Realizing Coinstantaneous Multiple Benefits Generation from Sm_0.075Nd_0.075Ce_0.85O_2−δ/Al₂O₃ Heterostructure Electrolyte by Interfacial Engineering

The electrolyte in a solid oxide fuel cell (SOFC) should have high ionic conductivity to guarantee high fuel cell performance. This requires tuning of the electrolyte structure, which is often limited by poor electrolyte performance when the operating temperature. Here, we report ceria-semiconductor (Sm_0.075Nd_0.075Ce_0.85O_2−δ, SNDC)/insulator (i-Al₂O₃) heterostructure composite electrolyte which enhances ionic conductivity and improves fuel cell performance by the interfacial engineering. A maximum power density of 1312.5 mW·cm^-2 and an ionic conductivity of 0.18 S·cm^-1 at 550 °C were achieved.
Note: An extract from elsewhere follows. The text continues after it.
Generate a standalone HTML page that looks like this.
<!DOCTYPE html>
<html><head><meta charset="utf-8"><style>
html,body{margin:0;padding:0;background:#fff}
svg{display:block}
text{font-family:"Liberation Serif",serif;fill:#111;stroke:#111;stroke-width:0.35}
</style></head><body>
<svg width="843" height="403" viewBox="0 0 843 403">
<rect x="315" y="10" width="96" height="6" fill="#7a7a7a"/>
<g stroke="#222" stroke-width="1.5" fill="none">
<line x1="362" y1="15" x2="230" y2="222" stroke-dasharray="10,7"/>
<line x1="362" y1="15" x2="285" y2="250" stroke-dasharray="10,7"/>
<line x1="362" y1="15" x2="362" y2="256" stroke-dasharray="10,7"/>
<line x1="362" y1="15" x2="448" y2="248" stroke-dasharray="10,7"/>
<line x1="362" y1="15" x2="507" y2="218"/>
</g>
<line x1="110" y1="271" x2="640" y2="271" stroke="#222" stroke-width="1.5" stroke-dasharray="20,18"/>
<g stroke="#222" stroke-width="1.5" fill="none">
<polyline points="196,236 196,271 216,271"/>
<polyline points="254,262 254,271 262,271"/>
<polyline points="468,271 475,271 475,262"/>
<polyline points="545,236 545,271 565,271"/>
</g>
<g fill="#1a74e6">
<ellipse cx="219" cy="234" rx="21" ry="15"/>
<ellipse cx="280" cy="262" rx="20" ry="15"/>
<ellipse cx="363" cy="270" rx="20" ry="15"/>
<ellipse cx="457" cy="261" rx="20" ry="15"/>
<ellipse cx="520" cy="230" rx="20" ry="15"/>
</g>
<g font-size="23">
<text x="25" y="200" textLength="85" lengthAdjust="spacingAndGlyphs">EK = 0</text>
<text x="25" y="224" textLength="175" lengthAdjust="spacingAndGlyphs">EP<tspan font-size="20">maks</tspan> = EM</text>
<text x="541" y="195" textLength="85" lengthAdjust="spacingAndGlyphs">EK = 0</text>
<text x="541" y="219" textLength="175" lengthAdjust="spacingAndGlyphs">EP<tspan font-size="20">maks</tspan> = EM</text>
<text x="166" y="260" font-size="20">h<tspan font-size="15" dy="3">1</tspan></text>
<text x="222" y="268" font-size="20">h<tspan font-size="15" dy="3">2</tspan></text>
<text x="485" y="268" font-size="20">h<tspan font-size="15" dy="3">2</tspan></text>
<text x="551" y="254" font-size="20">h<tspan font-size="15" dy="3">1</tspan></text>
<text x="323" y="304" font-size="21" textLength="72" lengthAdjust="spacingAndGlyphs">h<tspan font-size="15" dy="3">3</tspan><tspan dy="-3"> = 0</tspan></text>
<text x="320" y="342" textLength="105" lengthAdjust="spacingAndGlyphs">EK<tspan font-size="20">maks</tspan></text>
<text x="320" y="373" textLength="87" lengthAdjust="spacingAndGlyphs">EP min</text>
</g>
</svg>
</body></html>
A small amount of an ultrawide band gap i-Al₂O₃ (molar ratio of 92SNDC-8Al₂O₃) effectively improved the ionic transport of the electrolyte by creating a potential energy barrier at the heterointerface. In addition, the n-i suppresses electron conduction and improves the ionic conduction, contributing to the outstanding electrochemical performance observed. The results demonstrate that the interfacial engineering of the electrolyte could be a simple and effective method to facilitate the fast transport of the ions in low-temperature SOFCs.